Studies have shown involvement of the NLRP3 inflammasome in AD. The expression of genes related to inflammasome activation were shown to be increased in AD, while stimulation of immune cells with Aβ42 can directly activate it. Aβ plaques and oligomers can function similar to DAMPs, priming and activating the NLRP3 inflammasome. Additionally, Aβ that has been phagocytosed by microglia can damage lysosomes, cellular structures containing waste, causing release of cathepsin B, an endogenous molecule that can activate the NLRP3 inflammasome. Consequently, activation of the NLRP3 inflammasome prevents microglia from ingesting Aβ42, creating a positive feedback loop towards neuroinflammation as Aβ buildup can further activate additional inflammasomes. NLRP3 activation can also arise from hyperphosphorylated tau, and can consequently lead to additional tau phosphorylation. This chronic activation of the NLRP3 inflammasome ultimately contributes to chronic inflammation and neurodegeneration in AD. Being a virus, SARS-CoV-2 can activate the NLRP3 inflammasome, triggering inflammation required to fight infection. It is through this mechanism that SARS-CoV-2 is thought to increase deposition of toxic Aβ42 and hyperphosphorylated tau, worsening AD pathology. The subsequent increase in inflammatory cytokines can further lead to neurodegeneration and cognitive impairment.

=== Cytokines ===
Cytokines are cellular messages given off by immune cells and different tissues that can help promote or stop an immune response. These molecules are produced as a part of the normal immune response and are greatly increased due to SARS-CoV-2 infection. However, uncontrolled cytokine release can be detrimental or even fatal, especially in cases of severe COVID-19. In addition to their role in viral infections, cytokines are highly abundant in the brains of AD patients. While initially produced to help clear toxic Aβ, chronic cytokine release is thought to play an important role in causing and progressing neuroinflammation. Many cytokines involved in AD are also increased due to COVID-19 infection, such as IL-6, IL-1, and tumor necrosis factor alpha (TNF-α). While these cytokines are essential in mounting a response to COVID-19 infection, they may consequently drive neurodegeneration in AD patients.

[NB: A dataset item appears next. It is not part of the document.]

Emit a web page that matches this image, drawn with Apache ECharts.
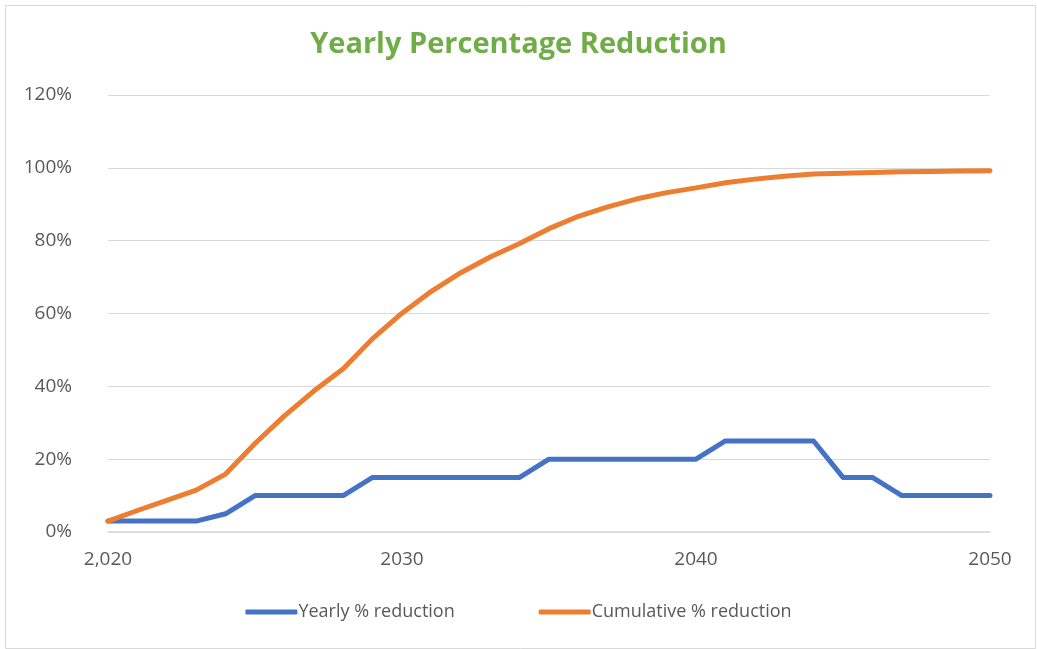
<!DOCTYPE html>
<html>
<head>
<meta charset="utf-8">
<script src="https://cdn.jsdelivr.net/npm/echarts@6/dist/echarts.min.js"></script>
<style>
  html, body { margin: 0; padding: 0; background: #fff; }
  #chart { width: 1037px; height: 649px; }
</style>
</head>
<body>
<div id="chart"></div>
<script>
// years and values
const years = [2020, 2021, 2022, 2023, 2024, 2025, 2026, 2027, 2028, 2029,
  2030, 2031, 2032, 2033, 2034, 2035, 2036, 2037, 2038, 2039,
  2040, 2041, 2042, 2043, 2044, 2045, 2046, 2047, 2048, 2049, 2050];
const yearly = [0.03, 0.03, 0.03, 0.03, 0.05, 0.10, 0.10, 0.10, 0.10, 0.15,
  0.15, 0.15, 0.15, 0.15, 0.15, 0.20, 0.20, 0.20, 0.20, 0.20,
  0.20, 0.25, 0.25, 0.25, 0.25, 0.15, 0.15, 0.10, 0.10, 0.10, 0.10];
const cumulative = [0.030, 0.059, 0.087, 0.115, 0.159, 0.243, 0.319, 0.387, 0.448, 0.531,
  0.601, 0.661, 0.712, 0.755, 0.792, 0.833, 0.867, 0.893, 0.915, 0.932,
  0.945, 0.959, 0.969, 0.977, 0.983, 0.985, 0.987, 0.989, 0.990, 0.991, 0.992];
const xTicks = { 2020: '2,020', 2030: '2030', 2040: '2040', 2050: '2050' };

const myChart = echarts.init(document.getElementById('chart'));
const font = '"Open Sans", "Liberation Sans", sans-serif';

const option = {
  animation: false,
  backgroundColor: '#fff',
  title: {
    text: 'Yearly Percentage Reduction',
    left: 'center',
    top: 25,
    textStyle: {
      color: '#70AD47',
      fontSize: 29,
      fontWeight: 'bold',
      fontFamily: font
    }
  },
  graphic: [{
    type: 'rect',
    left: 3,
    top: 3,
    shape: { width: 1030, height: 643 },
    style: { fill: 'none', stroke: '#d9d9d9', lineWidth: 1 },
    silent: true
  }],
  legend: {
    bottom: 23,
    left: 'center',
    itemWidth: 52,
    itemHeight: 5,
    itemGap: 84,
    icon: 'roundRect',
    textStyle: { color: '#595959', fontSize: 18, fontFamily: font, padding: [0, 0, 0, -4] },
    data: ['Yearly % reduction', 'Cumulative % reduction']
  },
  grid: {
    left: 108,
    right: 47,
    top: 95,
    bottom: 117
  },
  xAxis: {
    type: 'value',
    min: 2020,
    max: 2050,
    interval: 10,
    axisLine: { show: true, lineStyle: { color: '#d9d9d9', width: 1.5 } },
    axisTick: { show: false },
    splitLine: { show: false },
    axisLabel: {
      color: '#595959',
      fontSize: 19,
      fontFamily: font,
      margin: 18,
      formatter: v => xTicks[v] || ''
    }
  },
  yAxis: {
    type: 'value',
    min: 0,
    max: 1.2,
    interval: 0.2,
    axisLine: { show: false },
    axisTick: { show: false },
    splitLine: { lineStyle: { color: '#d9d9d9', width: 1 } },
    axisLabel: {
      color: '#595959',
      fontSize: 19,
      fontFamily: font,
      margin: 36,
      formatter: v => Math.round(v * 100) + '%'
    }
  },
  series: [
    {
      name: 'Yearly % reduction',
      type: 'line',
      data: years.map((y, i) => [y, yearly[i]]),
      showSymbol: false,
      lineStyle: { color: '#4472C4', width: 5, cap: 'round', join: 'round' },
      itemStyle: { color: '#4472C4' }
    },
    {
      name: 'Cumulative % reduction',
      type: 'line',
      data: years.map((y, i) => [y, cumulative[i]]),
      showSymbol: false,
      lineStyle: { color: '#ED7D31', width: 5, cap: 'round', join: 'round' },
      itemStyle: { color: '#ED7D31' }
    }
  ]
};

myChart.setOption(option);
</script>
</body>
</html>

=== Social factors influencing worsening of AD symptoms ===
The onset of the COVID-19 pandemic brought many public health measures into the spotlight, such as lockdowns and mandatory face mask use. Social isolation of AD patients due to COVID-related lockdowns has been shown to worsen the psychiatric symptoms of AD, including depression, agitation, and hallucinations. This partially is thought to arise from lack of socialization and mental stimulation associated with caregiver programs and social interaction.

Multiple studies have shown that regular physical exercise can reduce the risk of developing AD or other forms of dementia. Exercise is associated with increased blood flow to the brain and improved cognitive function. Exercise has also been shown to potentially improve psychiatric symptoms and slow the decline in the ability to perform daily tasks in AD patients. Lockdowns during the early stages of the COVID-19 pandemic have greatly hindered the ability for many individuals to engage in physical activities, which may worsen dementia risk and progression.

Additionally, AD patients often require a sense of familiarity in their surroundings and those they interact with. Despite the need for familiarity, AD patients often have trouble recognizing faces. Mandatory face masking, while essential to prevent viral spread, can further impair facial recognition in AD. This has been proposed to contribute to distress and declining mental health in AD patients.